Средь художественных кругов появилось новое поветрие – критиковать критиков. Психологически феномен очень понятный: критики всех критикуют – кураторов, художников, галерейщиков. Стало быть, надо найти управу и на самих критиков. Наиболее тонкая аналогия высказана анахоретом беспредельного дискурса Павлом Пепперштейном в «Художественном журнале»: «Образ газетного листа, образ текста, который готов быть в любую минуту разорван на куски и засунут в задний проход, создает версию особого, анального чтения, анальной осведомленности, анальной информированности».14

Иногда высказывается более мягкая точка зрения, что критики просто нет.15 Я, поскольку считаю себя критиком, сначала обижался, а потом понял, что речь идет о неразличении функциональных видов деятельности – собственно критики и суждения об искусстве. С другой стороны, на инстициональную реальность существования тела критика намекают некоторые косвенные обстоятельства – появилось множество текстов, посвященных, как и предлагаемый вниманию благосклонного читателя, критике и самокритике.

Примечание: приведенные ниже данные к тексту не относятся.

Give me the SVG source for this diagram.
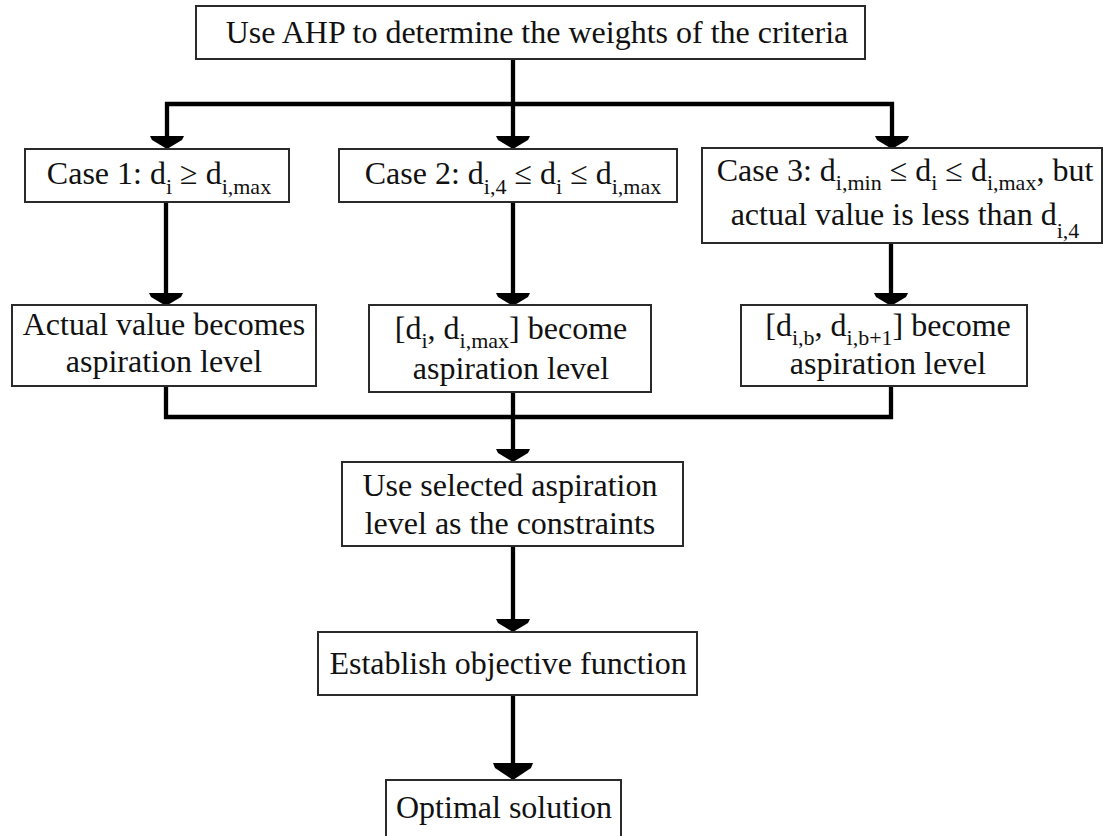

Критик постоянно слышит обвинения в том, что слишком выпячивает свое личное мнение, и стенания, что он пишет нечто непонятное. Галерейщики в один голос вопиют, что критик-де должен производить иерархии и внедрять их в сознание общества (надо понимать, покупателей).

Должен сразу признаться, что я всеми фибрами души поддерживаю точку зрения Джилберта, протагониста в диалоге старого доброго Оскара Уайльда «Критик как художник». «Вы говорили, что говорить о созданном труднее, чем создавать, и что ничегонеделанье – труднейшее занятие в мире; вы утверждали, что все искусство аморально, и что всякая мысль таит в себе опасность, и что критика в большей степени творчество, чем само творчество, и что высшая Критика та, которая находит в произведении вещи, отнюдь не подразумевавшиеся художником, и что истинным судьей становишься потому, что ничего не можешь создать сам, и что настоящий критик не бывает ни справедлив, ни искренен, ни рационален». К сему нечего прибавить от себя, разве что согласиться с определением печальной судьбы газетных рецензентов, которые «оказываются в положении репортеров при полицейском участке, расположившемся в стане литературы, и вынуждены информировать о новых преступлениях рецидивистов от искусства»16. (События последнего времени переводят эти пророческие слова из переносного смысла в прямой: критикам все чаще приходится торчать у околотка.)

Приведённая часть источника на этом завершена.